Six pieces of silverware the Women’s Six Nations should introduce

Women's Six Nations Trophy
The Women's Six Nations has only one trophy – the competition deserves more - Harry Trump/RFU Collection via Getty Images

Seasonal Six Nations fans are likely to be unfamiliar with the tournament’s array of cups of trophies created over the years to add more competitive spice to fixtures.

Aside from the championship trophy and the Triple Crown, the Calcutta Cup is the most well known, having been contested since 1879, making it the oldest international rugby trophy in the world.

There are a host of others now: Millennium Trophy (England v Ireland), Centenary Quaich (Ireland v Scotland), Giuseppe Garibaldi Trophy (France v Italy), Auld Alliance Trophy (France v Scotland), Doddie Weir Cup (Scotland v Wales), Cuttitta Cup (Italy v Scotland)... Italy and Wales are also discussing introducing a trophy for their match each year too.

Yet while a steady stream of silverware has made its way into the men’s tournament, the trophy cupboard in the women’s championship has remained empty, with only the winners getting their hands on silverware.

There is little point in copying the men’s trophies – a Women’s Calcutta Cup, for example, would never carry the same prestige of the annual men’s fixture, which is steeped in tradition and history. But as the profile of the Women’s Six Nations evolves, is there an opportunity to honour past trailblazers of the sport with silverware? England captain Marlie Packer thinks so.

“There are loads of legends in the women’s game who have gone before us and in the future, could we make some cups and trophies for those games? Yeah, definitely,” she said.

“It’s about evolving the game and evolving the tournament with different trophies. It would be pretty cool in 10 years time to see a Marlie Packer Cup between Wales and England!”

That might not be on the table just yet, but here are Telegraph Sport’s suggestions for silverware that could be introduced to the Women’s Six Nations.

The Emily Valentine Cup – Ireland v Wales

A trophy in honour of Valentine, a 10-year-old schoolgirl who was asked to make up the numbers on a boys’ team at Portora Royal School in Enniskillen, Ireland, in 1887. Her journals, in which she documented the moment she scored a try, are thought to be the earliest known record of a girl playing rugby at any level. It would be another 100 years before Ireland’s first women’s rugby club was formed.
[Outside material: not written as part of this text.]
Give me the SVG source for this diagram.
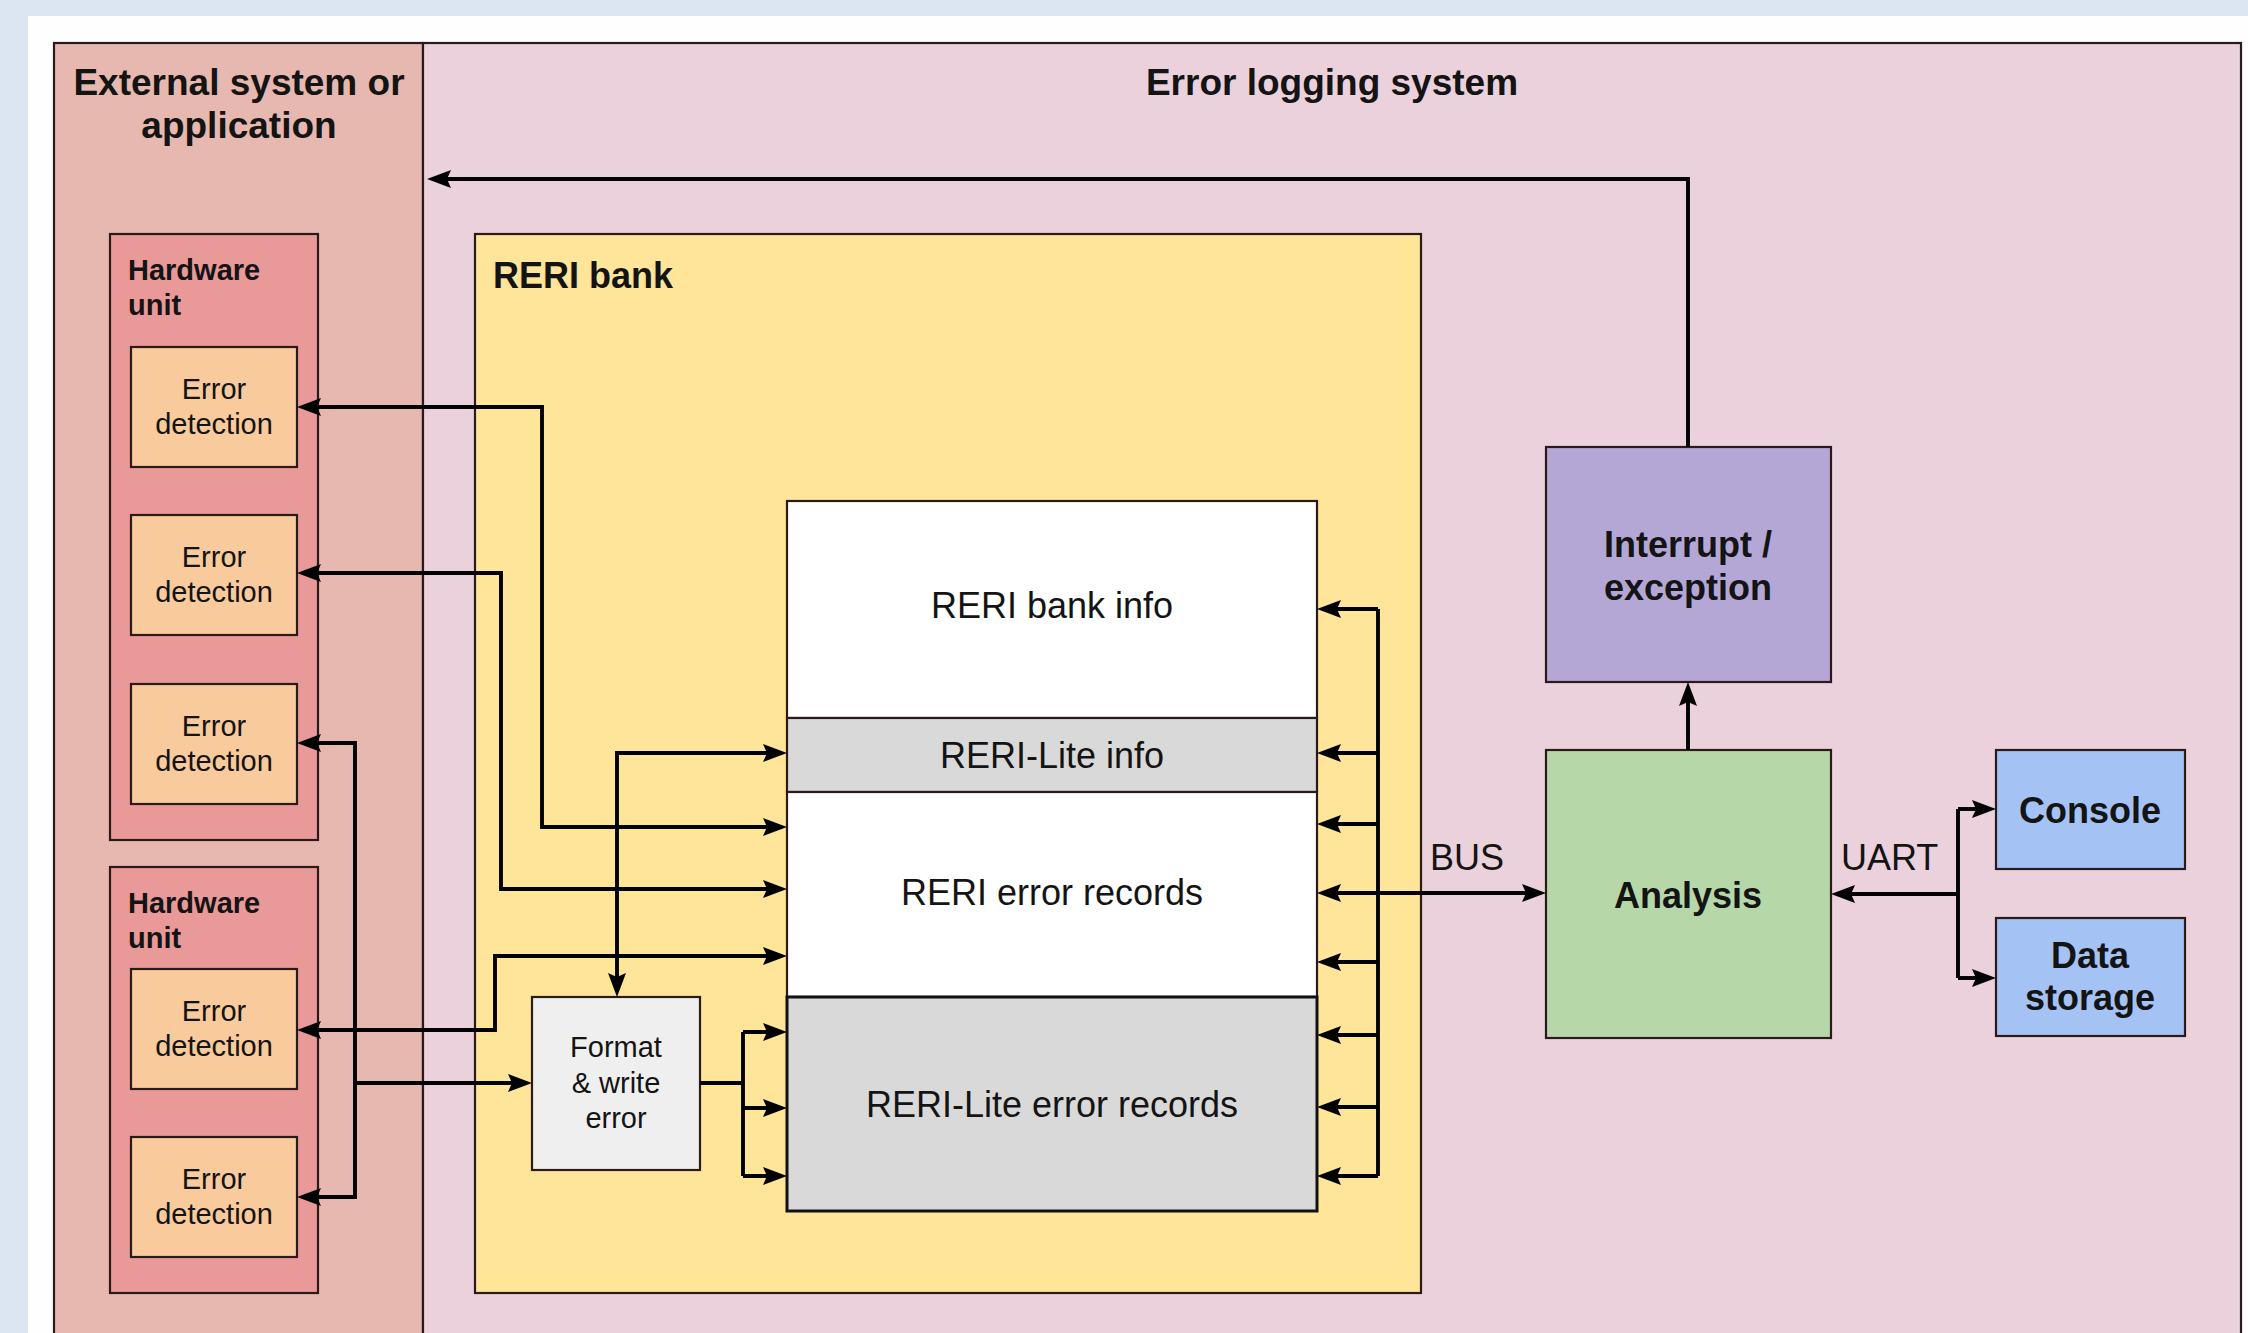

The Paula George Trophy – England v Wales

George, a former England captain who was capped 77 times, was a figurehead of the English women’s game in the Nineties and Noughties. She grew up in a village near Bridgend and represented Wales in netball before transferring to rugby. George is in remission from ovarian cancer and last year released a book documenting the stories of trailblazing women in rugby.

Paula George
Paula George's Welsh heritage and contribution to English rugby could be commemorated appropriately - Phil Cole/Getty Images

The Nathalie Amiel Cup – France v Scotland

A teenage prodigy who made her debut for France against Great Britain aged just 15, three years after taking up the sport. The flanker/centre went on to play in three World Cups spanning more than a decade (1991, 1994 and 2002), and gave birth to her first son during her playing career too. Plus, she was part of the France coaching team at the 2010 and 2014 tournaments.

The Jim Greenwood Trophy – England v Scotland

Greenwood, who won 20 caps for Scotland and was a former British and Irish Lion, was integral to the development of women’s rugby in the 1980s, long before the female game was played on a more organised level. Greenwood, who died in 2010 aged 81, was one of the most innovative and visionary thinkers in the game. A renowned coach at Loughborough University, he developed the likes of Liza Burgess and Emma Mitchell, who would go on to captain Wales and England respectively. He also coached the Great Britain and England women’s teams in the 1980s.

Marlie Packer during the Guinness Women's Six Nations match at the Hive Stadium, Edinburgh
The clash between England and Scotland deserves its own trophy and who better to honour than Jim Greenwood? - Steve Welsh/PA Wire

The 1991 Cup – England v France

A celebration of female achievement in the face of adversity, this trophy commemorates the pioneering four women who organised the first Women’s Rugby World Cup in 1991. Sue Dorrington and three of her Richmond team-mates, Deborah Griffin, Alice Cooper and Mary Forsyth, overcame ingrained misogyny, the collapse of the Soviet Union and the challenges of motherhood to organise women’s rugby’s inaugural showpiece. England lost that year’s final to the United States after beating France in the semi-final.

The Sara Barattin Shield – Italy v France

The first Italian women’s player to reach 100 Test appearances, Barratin enjoyed a career that spanned 17 years and saw her skipper Le Azzurre during three Women’s Six Nations campaigns. She made her debut for Italy aged 18 when Le Azzurre took on Germany in April 2005 and went on to make 73 appearances in the Women’s Six Nations, a record.